[Description of the task]: Your task is to reproduce, verbatim and without pictures, the lines from the opening of the listing through the line containing "(future) at (307,247)".

start

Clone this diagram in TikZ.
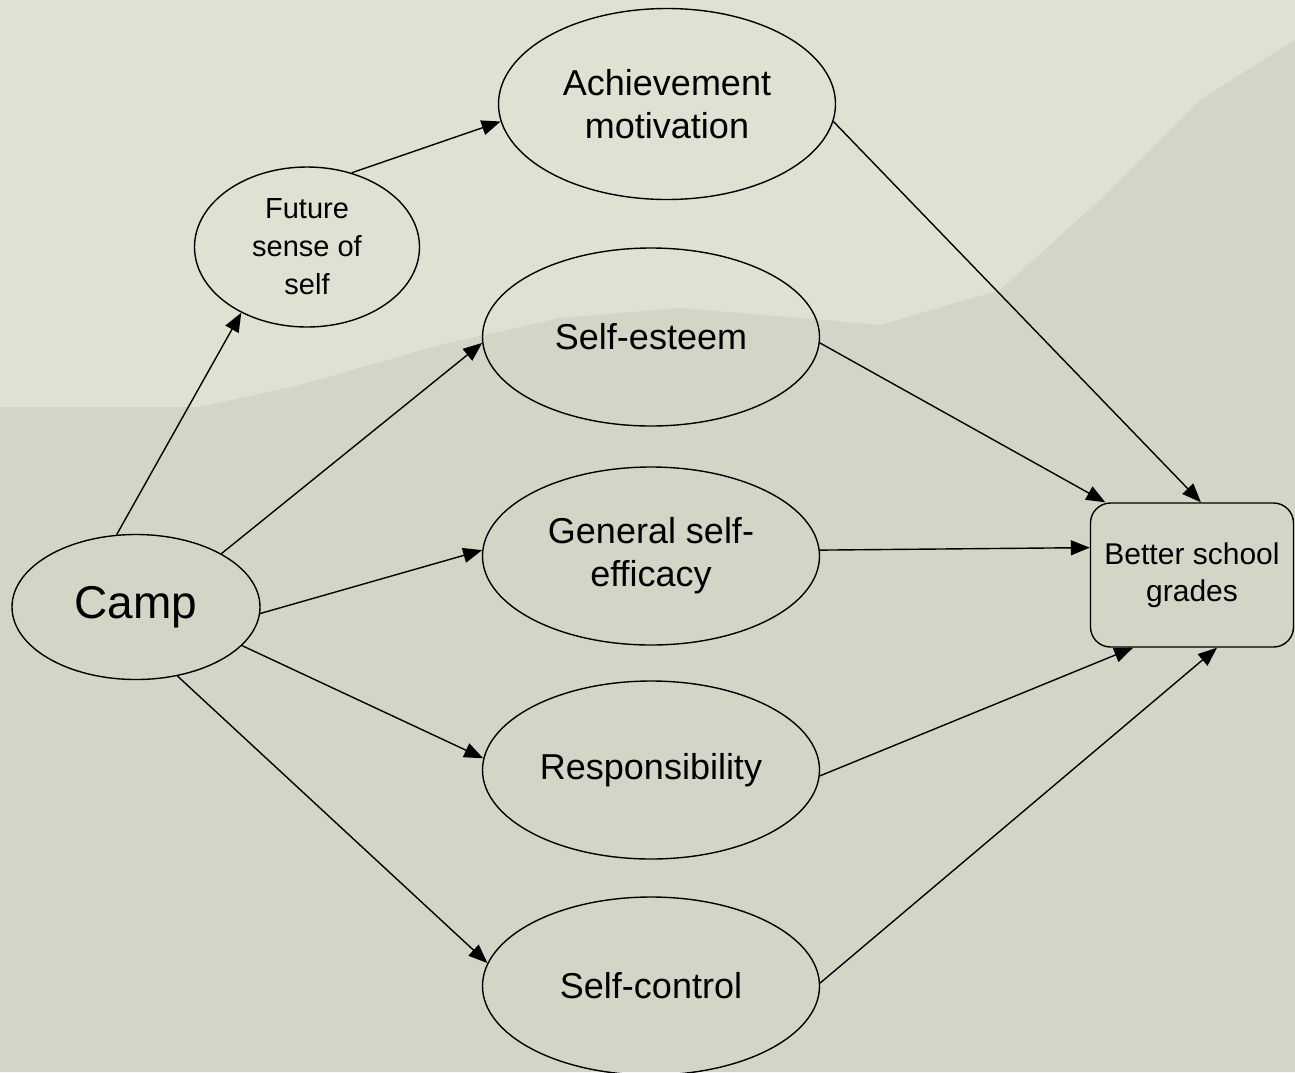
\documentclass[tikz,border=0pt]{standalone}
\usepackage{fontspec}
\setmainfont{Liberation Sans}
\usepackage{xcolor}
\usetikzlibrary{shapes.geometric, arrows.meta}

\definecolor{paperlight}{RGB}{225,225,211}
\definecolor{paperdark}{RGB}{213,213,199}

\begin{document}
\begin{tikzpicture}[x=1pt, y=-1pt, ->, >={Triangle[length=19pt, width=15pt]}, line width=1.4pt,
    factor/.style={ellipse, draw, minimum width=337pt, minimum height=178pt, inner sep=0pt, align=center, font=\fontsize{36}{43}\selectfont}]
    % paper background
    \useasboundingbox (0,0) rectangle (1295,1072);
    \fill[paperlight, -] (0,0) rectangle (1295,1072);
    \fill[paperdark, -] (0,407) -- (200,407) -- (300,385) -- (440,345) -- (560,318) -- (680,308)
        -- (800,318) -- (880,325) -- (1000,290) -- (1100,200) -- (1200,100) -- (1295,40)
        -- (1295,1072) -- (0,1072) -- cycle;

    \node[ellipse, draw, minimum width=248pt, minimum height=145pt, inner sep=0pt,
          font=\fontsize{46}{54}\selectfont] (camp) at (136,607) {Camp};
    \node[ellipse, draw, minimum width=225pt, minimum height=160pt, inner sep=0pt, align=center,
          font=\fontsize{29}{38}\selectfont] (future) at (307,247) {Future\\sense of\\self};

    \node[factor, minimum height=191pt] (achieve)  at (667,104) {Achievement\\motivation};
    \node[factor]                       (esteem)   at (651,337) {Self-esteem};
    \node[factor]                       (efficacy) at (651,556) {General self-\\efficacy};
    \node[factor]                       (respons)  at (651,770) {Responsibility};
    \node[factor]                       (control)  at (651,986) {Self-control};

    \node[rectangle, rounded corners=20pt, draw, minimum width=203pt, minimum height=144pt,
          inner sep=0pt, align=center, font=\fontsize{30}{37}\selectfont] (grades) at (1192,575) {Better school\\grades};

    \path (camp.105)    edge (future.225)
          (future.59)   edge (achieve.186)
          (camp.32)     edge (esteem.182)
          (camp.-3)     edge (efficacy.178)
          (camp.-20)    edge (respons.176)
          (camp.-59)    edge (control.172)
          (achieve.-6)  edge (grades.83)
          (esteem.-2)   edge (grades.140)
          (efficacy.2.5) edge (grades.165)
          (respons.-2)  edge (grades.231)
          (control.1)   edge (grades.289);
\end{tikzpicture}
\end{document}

end

[Solution to the exercise]:
Clone this diagram in TikZ.
\documentclass[tikz,border=0pt]{standalone}
\usepackage{fontspec}
\setmainfont{Liberation Sans}
\usepackage{xcolor}
\usetikzlibrary{shapes.geometric, arrows.meta}

\definecolor{paperlight}{RGB}{225,225,211}
\definecolor{paperdark}{RGB}{213,213,199}

\begin{document}
\begin{tikzpicture}[x=1pt, y=-1pt, ->, >={Triangle[length=19pt, width=15pt]}, line width=1.4pt,
    factor/.style={ellipse, draw, minimum width=337pt, minimum height=178pt, inner sep=0pt, align=center, font=\fontsize{36}{43}\selectfont}]
    % paper background
    \useasboundingbox (0,0) rectangle (1295,1072);
    \fill[paperlight, -] (0,0) rectangle (1295,1072);
    \fill[paperdark, -] (0,407) -- (200,407) -- (300,385) -- (440,345) -- (560,318) -- (680,308)
        -- (800,318) -- (880,325) -- (1000,290) -- (1100,200) -- (1200,100) -- (1295,40)
        -- (1295,1072) -- (0,1072) -- cycle;

    \node[ellipse, draw, minimum width=248pt, minimum height=145pt, inner sep=0pt,
          font=\fontsize{46}{54}\selectfont] (camp) at (136,607) {Camp};
    \node[ellipse, draw, minimum width=225pt, minimum height=160pt, inner sep=0pt, align=center,
          font=\fontsize{29}{38}\selectfont] (future) at (307,247) {Future\\sense of\\self};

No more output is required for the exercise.